Yes, I go to bed earlier these days, but I also take advantage of every moment between rising and retiring. That whole "stop to smell the roses" thing? It's true. When I see the sun rise, I marvel at the lines of colors and I'm happy. When I receive a text from one of my sons, my heart is full. When I sip a well-aged, smoky and sweet scotch, I truly enjoy the satiny texture of the liquid as it blankets my mouth with flavor. And while I am well aware that most of my life has already been lived, I'm far less harried than when I was a young mother of two little boys working three part time jobs and caring for elderly relatives. I remember asking my grandmother how was it that she always seemed to be so calm no matter how stressful the situation. She gave me that little smile - the one she used when she was about to impart a pearl of wisdom - and said, "Ain't nothing to do about the way the world is. Some days is good, others bad. The bad just reminds of us to be grateful for the good and to make us stronger. Bad is the fire and we are the steel. Without the fire, we wouldn't be nearly as strong." Yep. The woman was brilliant. Now that I'm older, I completely understand what she was trying to tell me all those years ago. Because of those years when I worried about having enough money to pay the mortgage, enough patience not to scream at my son when he painted the walls in his room with toothpaste, and enough fortitude to arrange for my father's funeral, I would never have been forged into the person I am today. Honestly, I like the person I am today.

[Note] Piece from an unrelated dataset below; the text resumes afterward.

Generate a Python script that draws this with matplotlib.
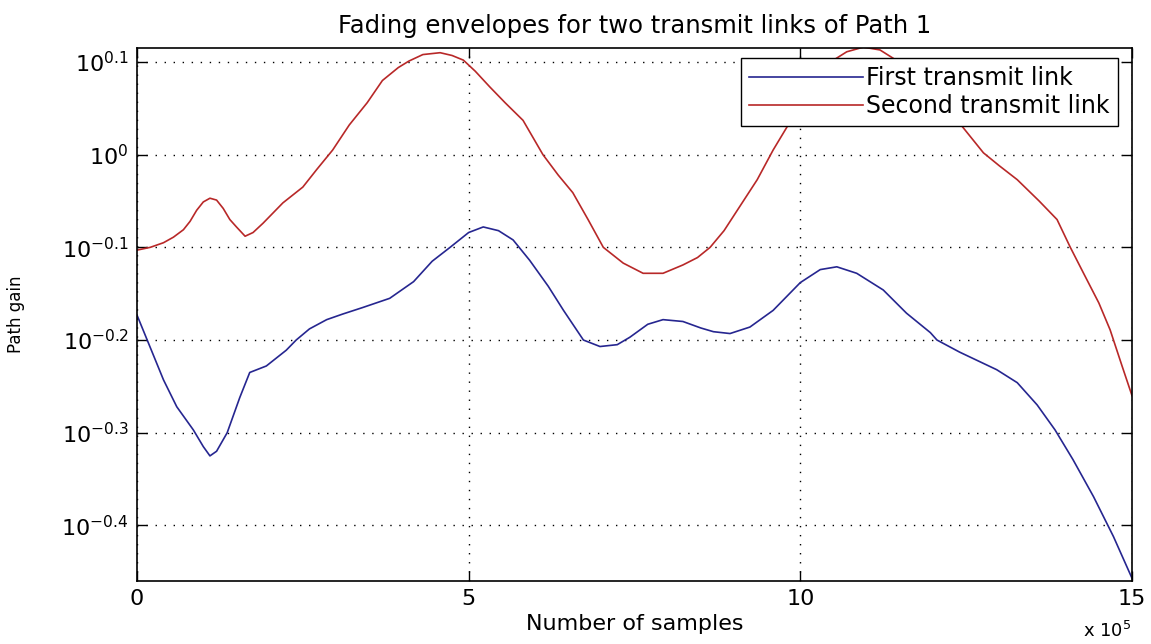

And that, I think, is the biggest advantage of growing older. I may not be proud of absolutely everything I've done in my life, but I do, actually, like myself. I am comfortable in my own skin and that has given me a confidence and vitality I lacked in my younger years. I like the tiny lines around my eyes and mouth because they are proof of laughter. And if I snort a little when I laugh, I don't feel embarrassed a bit. You know what else is interesting? I'm happier now than I ever have been before. I feel more attractive, more sensual, and more alive. So yes, I may go to bed a few hours earlier, but I'm not missing out on a thing.